Numerical study on a multi-unit heat-driven double-acting free-piston Stirling heat pump system

Heat pump technology has gained widespread attention in recent years. Stirling heat pumps show great promise due to their high efficiency, environmental benignity and ability to operate across a wide range of temperatures. In conventional heat-driven Stirling heat pumps, to obtain an ideal acoustic field, which is critical in determining Stirling machines' performance, three moving parts' parameters should be adjusted simultaneously, making the design very complicated. This paper presents a novel heat-driven double-acting free-piston Stirling heat pump system with multiple units. In this configuration, the adjustment of the acoustic field is very simple, which is achieved by changing the number of units. The Stirling engine and the Stirling heat pump are coupled by a smalldiameter piston rod with minimal damping losses, greatly improving the efficiency of acoustic power delivery and simplifying the design. In addition, there is only one moving part per unit, significantly increasing system reliability. A detailed analysis is carried out to explore the system's performance. The optimal acoustic field varies for different operating temperatures. The number of units corresponding to the highest engine efficiency and the optimal heat pump subsystem performance differs.

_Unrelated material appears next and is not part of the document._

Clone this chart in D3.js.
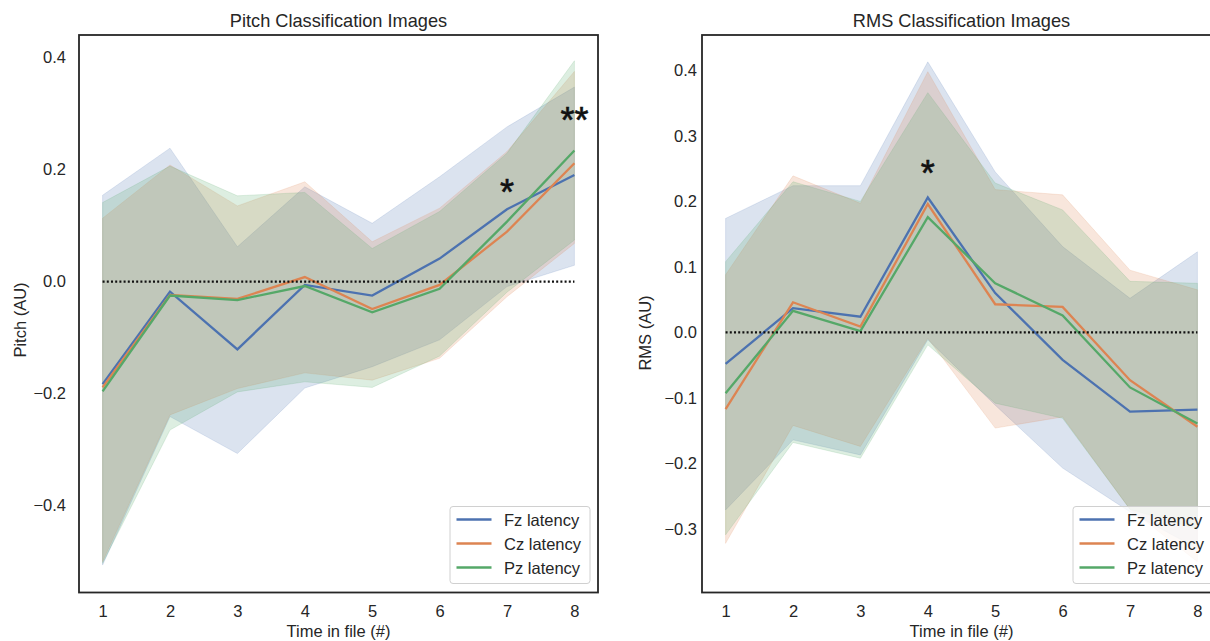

With a unit number of 5, the engine efficiency reaches a maximum value of 47.3 %. The heat pump subsystem's coefficient of performance remains at around 3.4 with a unit number of more than 6. When there are six units in the system, the highest overall coefficient of performance of 1.92 is achieved with a heat block temperature of 650 degrees C, an ambient temperature of 0 degrees C and a heat-pumping temperature of 60 degrees C.